Prof: It’s going to be warm today for most of the country. Let’s pretend it’s summertime with some top down, roller skate music. Scout is apparently not well, so enjoy this abbreviated post.
Brewers 5 Padres 6 – Scouts: Eric Sogard hit a go-ahead homer in the top of the 10th.
Braves 10, Blue Jays 6 – Prof: What does it mean when the Braves have a bigger number next to their name than their opponent? Thank all the gods that they didn’t throw away another great Freddie Freeman performance. Which, by the way, included a three run homer to put Atlanta on top of the streaking Blue Jays.

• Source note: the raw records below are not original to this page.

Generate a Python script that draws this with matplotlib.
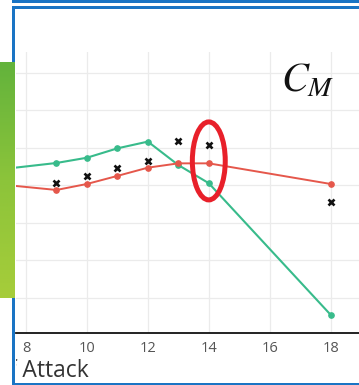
import matplotlib
matplotlib.use("Agg")
import matplotlib.pyplot as plt
import numpy as np
from matplotlib.patches import Rectangle, Ellipse
from matplotlib.colors import LinearSegmentedColormap

# angle of attack (deg) and moment coefficient
alpha_model = [7, 9, 10, 11, 12, 13, 14, 18]
cm_green = [-0.0317, -0.0280, -0.0252, -0.0202, -0.0166, -0.0291, -0.0388, -0.1090]
cm_red = [-0.0392, -0.0424, -0.0392, -0.0349, -0.0305, -0.0282, -0.0282, -0.0392]

alpha_exp = [9, 10, 11, 12, 13, 14, 18]
cm_exp = [-0.0385, -0.0348, -0.0305, -0.0268, -0.0161, -0.0186, -0.0490]

xticks = [8, 10, 12, 14, 16, 18]
yticks = [-0.10, -0.08, -0.06, -0.04, -0.02, 0.00, 0.02]

W, H = 359, 385
plt.rcParams["mathtext.fontset"] = "stix"
fig = plt.figure(figsize=(W / 100, H / 100), dpi=100)


def fx(px):
    return px / W


def fy(py):
    return 1 - py / H


ax = fig.add_axes([fx(16), fy(333), fx(W) - fx(16), fy(52) - fy(333)])
ax.plot(alpha_model, cm_green, color="#38bb8b", lw=1.5, marker="o", ms=3.8, zorder=3)
ax.plot(alpha_model, cm_red, color="#e5574b", lw=1.4, marker="o", ms=3.8, zorder=3)
ax.plot(alpha_exp, cm_exp, ls="none", marker="x", ms=4, mew=1.9, color="#111111", zorder=4)

ax.set_xlim(7.672, 18.93)
ax.set_ylim(-0.1187, 0.0312)
ax.set_xticks(xticks)
ax.set_yticks(yticks)
ax.set_yticklabels([])
ax.grid(True, color="#ebebeb", lw=0.9)
ax.set_axisbelow(True)
for side in ("left", "right", "top"):
    ax.spines[side].set_visible(False)
ax.spines["bottom"].set_color("#111111")
ax.spines["bottom"].set_linewidth(1.3)
ax.tick_params(axis="both", length=0)
ax.tick_params(axis="x", pad=6, labelsize=10.5, labelcolor="#555555")
for lab in ax.get_xticklabels():
    lab.set_family("Open Sans")

# highlight around alpha = 14
ax.add_patch(Ellipse((14, -0.0269), 1.08, 0.0416, fill=False,
                     edgecolor="#e8202a", lw=3.6, zorder=5, clip_on=False))

fig.text(fx(281), fy(92), r"$C_M$", fontsize=29, color="#111111",
         ha="left", va="baseline")

# axis title, cut off by the frame on the left
t = fig.text(fx(89), fy(376.7), "Angle of Attack", fontsize=16.5, color="#333333",
             family="Open Sans", ha="right", va="baseline")
t.set_clip_path(Rectangle((fx(16), 0), 1, 1, transform=fig.transFigure))

# blue frame
blue = "#1a74c4"
for x0, y0, x1, y1 in [(12, 0, W, 3.3), (12, 6, W, 9.3), (12, 6, 15.3, H), (12, 382.7, W, H)]:
    fig.add_artist(Rectangle((fx(x0), fy(y1)), fx(x1) - fx(x0), fy(y0) - fy(y1),
                             transform=fig.transFigure, color=blue, lw=0, zorder=6))

# green side bar
bar = fig.add_axes([0, fy(298), fx(15), fy(62) - fy(298)], zorder=7)
cmap = LinearSegmentedColormap.from_list("bar", ["#63b33c", "#8cc43a", "#a6cd3a"])
bar.imshow(np.linspace(0, 1, 100).reshape(-1, 1), aspect="auto", cmap=cmap)
bar.axis("off")

fig.savefig("out.png", dpi=100)
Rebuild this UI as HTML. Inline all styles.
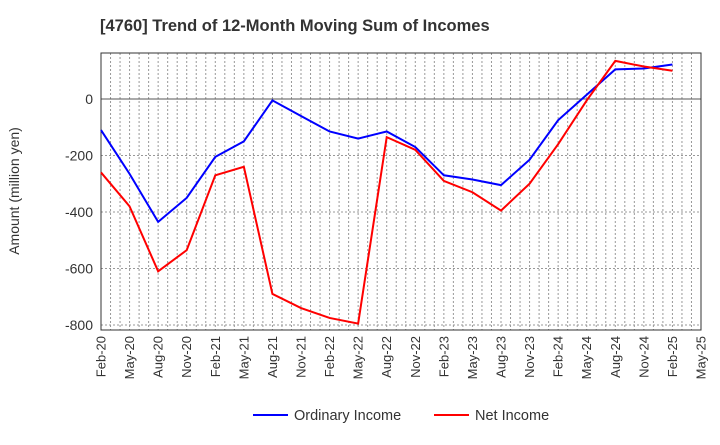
<!DOCTYPE html>
<html><head><meta charset="utf-8"><style>
body{margin:0;background:#fff;font-family:"Liberation Sans",sans-serif}
</style></head><body>
<svg width="720" height="440" id="c">
<text x="100" y="31" font-size="16.5" font-weight="bold" fill="#333">[4760]  Trend of 12-Month Moving Sum of Incomes</text>
<text transform="translate(19,191) rotate(-90)" text-anchor="middle" font-size="14" fill="#333">Amount (million yen)</text>
</svg>
<script>
const xLabels=["Feb-20","May-20","Aug-20","Nov-20","Feb-21","May-21","Aug-21","Nov-21","Feb-22","May-22","Aug-22","Nov-22","Feb-23","May-23","Aug-23","Nov-23","Feb-24","May-24","Aug-24","Nov-24","Feb-25","May-25"];
const yTicks=[0,-200,-400,-600,-800];
const ordinary=[-110,-265,-435,-350,-205,-150,-5,-60,-115,-140,-115,-170,-270,-285,-305,-215,-75,15,105,108,122];
const net=[-260,-380,-610,-535,-270,-240,-690,-740,-775,-795,-135,-180,-290,-330,-395,-300,-160,-5,135,115,100];
const L=101,R=701,T=53,B=330;
const x=i=>L+i*(R-L)/(xLabels.length-1);
const y=v=>99-v*(325-99)/800;
const s=document.getElementById('c'),NS="http://www.w3.org/2000/svg";
function add(t,a,txt){const e=document.createElementNS(NS,t);for(const k in a)e.setAttribute(k,a[k]);if(txt!==undefined)e.textContent=txt;s.appendChild(e);return e;}
for(let m=1;m<63;m++){const xx=L+m*(R-L)/63;const g=add('line',{x1:xx,x2:xx,y1:T,y2:B,stroke:'#999','stroke-dasharray':'2,2','stroke-width':1});

}
yTicks.forEach(v=>{const g=add('line',{x1:L,x2:R,y1:y(v),y2:y(v),stroke:v==0?'#555':'#999','stroke-dasharray':v==0?'none':'2,2','stroke-width':1});


const t=add('text',{x:L-8,y:y(v)+5,'text-anchor':'end','font-size':14,fill:'#333'},v);

});
const f=add('rect',{x:L,y:T,width:R-L,height:B-T,fill:'none',stroke:'#333','stroke-width':1});


xLabels.forEach((l,i)=>{const t=add('text',{transform:`translate(${x(i)+4.5},${B+6}) rotate(-90)`,'text-anchor':'end','font-size':13,fill:'#333'},l);

});
function line(d,c,n){const p=add('polyline',{points:d.map((v,i)=>x(i)+','+y(v)).join(' '),fill:'none',stroke:c,'stroke-width':2});

}
line(ordinary,'#0000ff','ordinary-income-line');
line(net,'#ff0000','net-income-line');
[[253,'#0000ff','Ordinary Income','legend-ordinary-income'],[434,'#ff0000','Net Income','legend-net-income']].forEach(([lx,c,t,n])=>{
const l=add('line',{x1:lx,x2:lx+35,y1:415,y2:415,stroke:c,'stroke-width':2});


const tx=add('text',{x:lx+41,y:420,'font-size':14.5,fill:'#333'},t);

});
</script>
</body></html>
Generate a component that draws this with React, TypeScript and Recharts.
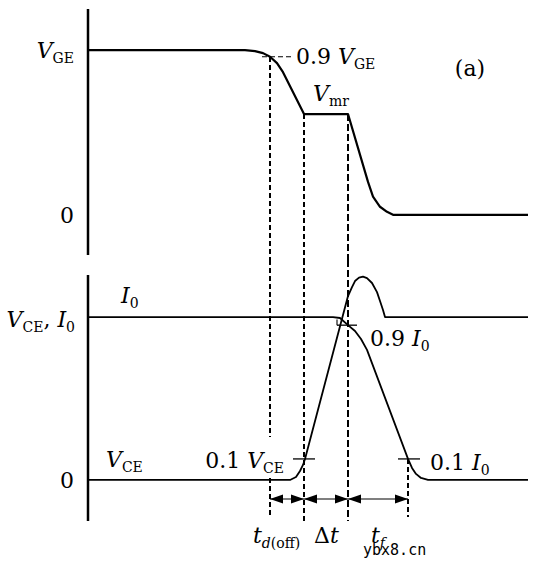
import React from 'react';
import { ComposedChart, Line, XAxis, YAxis, ReferenceLine, ReferenceDot, Scatter } from 'recharts';

const W = 542;
const H = 576;
const T_MAX = 44;

// Gate–emitter voltage V_GE (normalised: V_GE = 1)
const vgeTimes = [0, 15.7, 16.7, 17.5, 18.2, 18.9, 19.5, 21.6, 26.0, 28.0, 28.5, 29.2, 29.9, 30.5, 44];
const vgeValues = [1, 1, 0.994, 0.982, 0.96, 0.921, 0.866, 0.612, 0.612, 0.2, 0.11, 0.049, 0.018, 0, 0];

// Collector–emitter voltage V_CE (normalised)
const vceTimes = [0, 20.2, 20.8, 21.2, 21.5, 21.7, 26.0, 26.4, 26.7, 27.1, 27.5, 27.9, 28.4, 28.9, 29.2, 29.5, 29.7, 44];
const vceValues = [0, 0, 0.018, 0.055, 0.092, 0.129, 1.129, 1.184, 1.221, 1.242, 1.248, 1.239, 1.209, 1.153, 1.098, 1.043, 1.0, 1.0];

// Collector current I (normalised: I_0 = 1)
const iTimes = [0, 24.5, 25.2, 26.0, 26.7, 27.3, 27.9, 32.0, 32.4, 32.8, 33.3, 34.0, 44];
const iValues = [1, 1, 0.994, 0.95, 0.914, 0.865, 0.798, 0.129, 0.074, 0.037, 0.012, 0, 0];

// Switching instants: start of t_d(off), start of Δt, start of t_f, end of t_f
const eventTimes = [18.2, 21.6, 26.0, 32.0];
const vmrLevel = 0.612;
const vge90 = 0.96;
const level10 = 0.129;
const i90 = 0.95;

const zip = (ts: number[], vs: number[]) => ts.map((t, i) => ({ t, v: vs[i] }));
const vgeSeries = zip(vgeTimes, vgeValues);
const vceSeries = zip(vceTimes, vceValues);
const iSeries = zip(iTimes, iValues);

const ARROW_LEVEL = -0.117;
const arrowTips: { t: number; v: number; dir: number }[] = [];
for (let k = 0; k < eventTimes.length - 1; k++) {
  arrowTips.push({ t: eventTimes[k], v: ARROW_LEVEL, dir: -1 });
  arrowTips.push({ t: eventTimes[k + 1], v: ARROW_LEVEL, dir: 1 });
}

const SERIF = "'DejaVu Serif', serif";
const MAIN = 22;
const SUB = 14;
const INK = '#000';

const I = ({ children }: any) => <tspan fontStyle="italic">{children}</tspan>;
const Sub = ({ children, italic }: any) => (
  <tspan fontSize={SUB} dy={5} fontStyle={italic ? 'italic' : 'normal'}>{children}</tspan>
);
const Up = ({ children }: any) => <tspan dy={-5}>{children}</tspan>;

const mathText = (x: number, y: number, content: React.ReactNode, anchor: string = 'start') => (
  <text x={x} y={y} fontFamily={SERIF} fontSize={MAIN} fill={INK} textAnchor={anchor as any} xmlSpace="preserve">
    {content}
  </text>
);

const lbl = (key: string, t: number, v: number, content: React.ReactNode, anchor: string = 'start') => (
  <ReferenceDot
    key={key}
    x={t}
    y={v}
    r={0}
    ifOverflow="visible"
    shape={(p: any) => mathText(p.cx, p.cy, content, anchor)}
  />
);

const renderTopTick = (props: any) => {
  const { x, y, payload } = props;
  if (payload.value === 1) return mathText(x - 14, y + 8, <><I>V</I><Sub>GE</Sub></>, 'end');
  return mathText(x - 14, y + 8, '0', 'end');
};

const renderBottomTick = (props: any) => {
  const { x, y, payload } = props;
  if (payload.value === 1)
    return mathText(x - 13, y + 10, <><I>V</I><Sub>CE</Sub><Up>, </Up><I>I</I><Sub>0</Sub></>, 'end');
  return mathText(x - 14, y + 8, '0', 'end');
};

const arrowHead = (p: any) => {
  const { cx, cy, payload } = p;
  const d = payload.dir;
  return <path d={`M${cx},${cy} L${cx - d * 13},${cy - 4.5} L${cx - d * 13},${cy + 4.5} Z`} fill={INK} />;
};

const thinDash = { stroke: INK, strokeWidth: 1.2, strokeDasharray: '5 3', shapeRendering: 'crispEdges' };
const thickDash = { stroke: INK, strokeWidth: 2, strokeDasharray: '7 3', shapeRendering: 'crispEdges' };

const seg = (key: string, x1: number, y1: number, x2: number, y2: number, style: any) => (
  <ReferenceLine key={key} segment={[{ x: x1, y: y1 }, { x: x2, y: y2 }]} ifOverflow="visible" {...style} />
);

const TOP_EDGE_LOW = -0.274; // lower edge of the upper chart area
const BOTTOM_EDGE_HIGH = 1.35; // upper edge of the lower chart area

export default function App() {
  const [tA, tB, tC, tD] = eventTimes;
  return (
    <div style={{ position: 'absolute', left: 0, top: 0, width: W, height: H, background: '#fff' }}>
      <div style={{ position: 'absolute', left: 0, top: 0 }}>
        <ComposedChart width={W} height={H} margin={{ top: 9, right: 14, bottom: 321, left: 0 }}>
          <XAxis type="number" dataKey="t" domain={[0, T_MAX]} hide />
          <YAxis
            type="number"
            domain={[-0.244, 1.25]}
            ticks={[0, 1]}
            interval={0}
            width={88}
            tickLine={false}
            tickSize={0}
            tickMargin={0}
            axisLine={{ stroke: INK, strokeWidth: 2.5 }}
            tick={renderTopTick}
          />
          {seg('a1', tA, vge90, tA, TOP_EDGE_LOW, thinDash)}
          {seg('b1', tB, vmrLevel, tB, TOP_EDGE_LOW, thinDash)}
          {seg('c1', tC, vmrLevel, tC, TOP_EDGE_LOW, thickDash)}
          {seg('g90', 17.4, vge90, 20.4, vge90, { stroke: INK, strokeWidth: 1.2, strokeDasharray: '5 3' })}
          <Line data={vgeSeries} dataKey="v" type="linear" stroke={INK} strokeWidth={2.2} dot={false} isAnimationActive={false} strokeLinejoin="round" />
          {lbl('l90', 20.8, 0.916, <>0.9 <I>V</I><Sub>GE</Sub></>)}
          {lbl('lmr', 22.5, 0.691, <><I>V</I><Sub>mr</Sub></>)}
          {lbl('la', 38.2, 0.843, '(a)', 'middle')}
        </ComposedChart>
      </div>
      <div style={{ position: 'absolute', left: 0, top: 0 }}>
        <ComposedChart width={W} height={H} margin={{ top: 275, right: 14, bottom: 55, left: 0 }}>
          <XAxis type="number" dataKey="t" domain={[0, T_MAX]} hide />
          <YAxis
            type="number"
            domain={[-0.252, 1.258]}
            ticks={[0, 1]}
            interval={0}
            width={88}
            tickLine={false}
            tickSize={0}
            tickMargin={0}
            axisLine={{ stroke: INK, strokeWidth: 2.5 }}
            tick={renderBottomTick}
          />
          {seg('a2', tA, BOTTOM_EDGE_HIGH, tA, 0.264, thinDash)}
          {seg('a3', tA, 0.012, tA, -0.228, thinDash)}
          {seg('b2', tB, BOTTOM_EDGE_HIGH, tB, -0.252, thinDash)}
          {seg('c2', tC, BOTTOM_EDGE_HIGH, tC, -0.252, thickDash)}
          {seg('d2', tD, level10, tD, -0.228, thinDash)}
          {seg('v10', 20.5, level10, 22.7, level10, { stroke: INK, strokeWidth: 1.3 })}
          {seg('i10', 31.0, level10, 33.2, level10, { stroke: INK, strokeWidth: 1.3 })}
          {seg('i90', 24.9, i90, 26.9, i90, { stroke: INK, strokeWidth: 1.3 })}
          {seg('i90v', 24.9, 0.985, 24.9, i90, { stroke: INK, strokeWidth: 1.1 })}
          {eventTimes.slice(0, -1).map((t, k) =>
            seg('sh' + k, t, ARROW_LEVEL, eventTimes[k + 1], ARROW_LEVEL, { stroke: INK, strokeWidth: 1.2 })
          )}
          <Line data={iSeries} dataKey="v" type="linear" stroke={INK} strokeWidth={1.8} dot={false} isAnimationActive={false} strokeLinejoin="round" />
          <Line data={vceSeries} dataKey="v" type="linear" stroke={INK} strokeWidth={1.8} dot={false} isAnimationActive={false} strokeLinejoin="round" />
          <Scatter data={arrowTips} dataKey="v" shape={arrowHead} isAnimationActive={false} />
          {lbl('lI0', 3.3, 1.086, <><I>I</I><Sub>0</Sub></>)}
          {lbl('lVce', 1.8, 0.079, <><I>V</I><Sub>CE</Sub></>)}
          {lbl('l90i', 28.2, 0.822, <>0.9 <I>I</I><Sub>0</Sub></>)}
          {lbl('l10v', 19.6, 0.073, <>0.1 <I>V</I><Sub>CE</Sub></>, 'end')}
          {lbl('l10i', 34.2, 0.061, <>0.1 <I>I</I><Sub>0</Sub></>)}
          {lbl('ltd', 16.5, -0.387, <><I>t</I><Sub italic>d</Sub><tspan fontSize={SUB}>(off)</tspan></>)}
          {lbl('ldt', 22.6, -0.387, <>Δ<I>t</I></>)}
          {lbl('ltf', 28.3, -0.387, <><I>t</I><Sub italic>f</Sub></>)}
          <ReferenceDot
            x={27.5}
            y={-0.46}
            r={0}
            ifOverflow="visible"
            shape={(p: any) => (
              <text x={p.cx} y={p.cy} fontFamily="'DejaVu Sans Mono', monospace" fontSize={15} fill={INK}>
                ybx8.cn
              </text>
            )}
          />
        </ComposedChart>
      </div>
    </div>
  );
}
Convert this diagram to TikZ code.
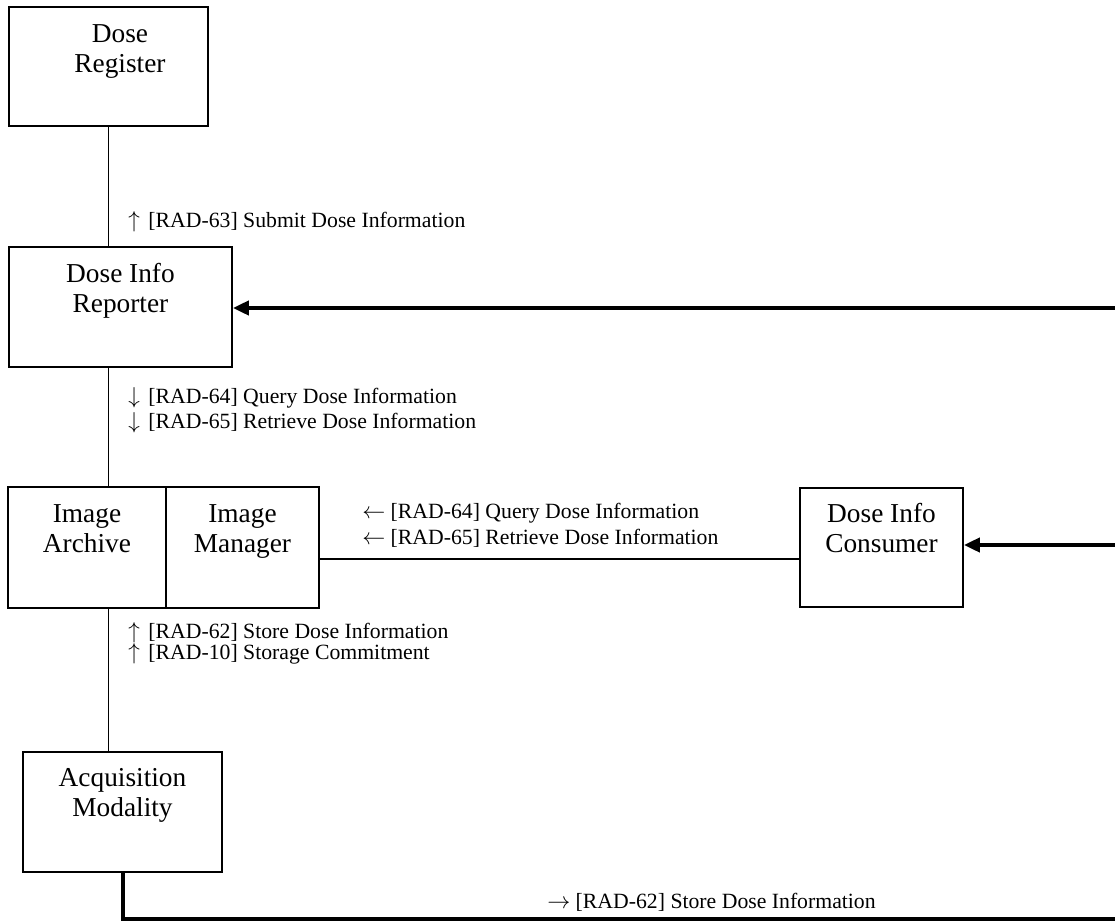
\documentclass[tikz,border=0pt]{standalone}
\usepackage{fontspec}
\setmainfont{Liberation Serif}
\usetikzlibrary{arrows.meta}
\newcommand{\vup}{$\uparrow$\hspace{6.5pt}}
\newcommand{\vdown}{$\downarrow$\hspace{6.5pt}}
\newcommand{\twol}[2]{\strut #1\\\strut #2}
\begin{document}
\begin{tikzpicture}[x=0.75pt,y=-0.75pt,
  box/.style={draw, line width=1.3pt, inner sep=0pt},
  boxtext/.style={align=center, inner sep=0pt, font=\fontsize{20.5}{22.5}\selectfont},
  lbl/.style={anchor=west, inner sep=0pt, font=\fontsize{16.3}{19}\selectfont},
  conn/.style={line width=1.1pt},
  bold/.style={line width=3pt, line join=miter},
  boldarrow/.style={line width=3pt, -{Triangle[length=12pt,width=10.5pt]}}]
\useasboundingbox (0,0) rectangle (1115,921);
% boxes
\node[box, minimum width=149.25pt, minimum height=89.25pt] (reg) at (108.5,66.5) {};
\node[box, minimum width=167.25pt, minimum height=90pt] (rep) at (120.5,307) {};
\node[box, minimum width=118.5pt, minimum height=90.75pt] (arch) at (87,547.5) {};
\node[box, minimum width=114.75pt, minimum height=90.75pt] (mgr) at (242.5,547.5) {};
\node[box, minimum width=122.25pt, minimum height=89.25pt] (cons) at (881.5,547.5) {};
\node[box, minimum width=149.25pt, minimum height=90pt] (acq) at (122.5,812) {};
% box texts
\node[boxtext] (regt) at (120,51) {\twol{Dose}{Register}};
\node[boxtext] (rept) at (120.5,291) {\twol{Dose Info}{Reporter}};
\node[boxtext] (archt) at (87,531) {\twol{Image}{Archive}};
\node[boxtext] (mgrt) at (242.5,531) {\twol{Image}{Manager}};
\node[boxtext] (const) at (881.5,531) {\twol{Dose Info}{Consumer}};
\node[boxtext] (acqt) at (122.5,795) {\twol{Acquisition}{Modality}};
% connectors
\draw[conn] (reg.south) -- (reg.south |- rep.north);
\draw[conn] (reg.south |- rep.south) -- (reg.south |- arch.north);
\draw[conn] (reg.south |- arch.south) -- (reg.south |- acq.north);
\coordinate (c1) at (500,559);
\draw[conn] (c1 -| mgr.east) -- (c1 -| cons.west);
\coordinate (e1) at (1118,308);
\coordinate (e2) at (1118,545);
\coordinate (e3) at (1118,919);
\draw[boldarrow] (e1) -- (e1 -| rep.east);
\draw[boldarrow] (e2) -- (e2 -| cons.east);
\draw[bold] (acq.south) |- (e3);
% labels
\node[lbl] (l1) at (128,222) {\vup[RAD-63] Submit Dose Information};
\node[lbl] (l2) at (128,398) {\vdown[RAD-64] Query Dose Information};
\node[lbl] (l3) at (128,423) {\vdown[RAD-65] Retrieve Dose Information};
\node[lbl] (l4) at (362,513) {$\leftarrow$ [RAD-64] Query Dose Information};
\node[lbl] (l5) at (362,538) {$\leftarrow$ [RAD-65] Retrieve Dose Information};
\node[lbl] (l6) at (128,633) {\vup[RAD-62] Store Dose Information};
\node[lbl] (l7) at (128,654) {\vup[RAD-10] Storage Commitment};
\node[lbl] (l8) at (547,902) {$\rightarrow$ [RAD-62] Store Dose Information};
\end{tikzpicture}
\end{document}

Mets 3, Diamondbacks 7 – Prof: The Gritty Snakes shut Michael Conforto down. Also, they destroyed New York’s hopes and dreams with an eight run eighth inning.
White Sox 3, Angels 5 – Scouts: Mike Trout has now homered in 4 straight games.
Athletics 5, Mariners 6 – Scouts: Nelson Cruz and Kyle Seager both homered for the win.
Dodgers 4, Giants 8 – Scouts: Matt Cain was looking pretty good as the Giants are now on a 4 game roll. What?
Rays 7, Indians 8 – Prof: The Magical Land of Cleve defeated the Florida Sea Creatures on sheer guts, beating their streaky ace Chris Archer. Francisco Lindor Truffle hit a home run in the eighth inning and Lonnie Chisenhall, who sounds like either the front man for an Allman Brothers cover band or a trust fund baby, hit a three run homer of his own.
Astros 7, Marlins 2 – Prof: Sorry, Gator. It was good while it lasted, aye? But congrats to our buddy Stex. Your Astros are red hot cha-cha. Fun fact – Houston hit a grand slam this game and in Sunday’s game at Yankee Stadium, which is the first time it’s happened in franchise history. How cool is that? Jose Altuve continues to do Jose Altuve things, like hitting home runs with 3 RBI.
(Prof note – if you ever want to get in my good graces forever, listen to me ramble about Olly Murs for hours because I have been a fan of his since BEFORE he ever crossed over to America. I adore this guy.)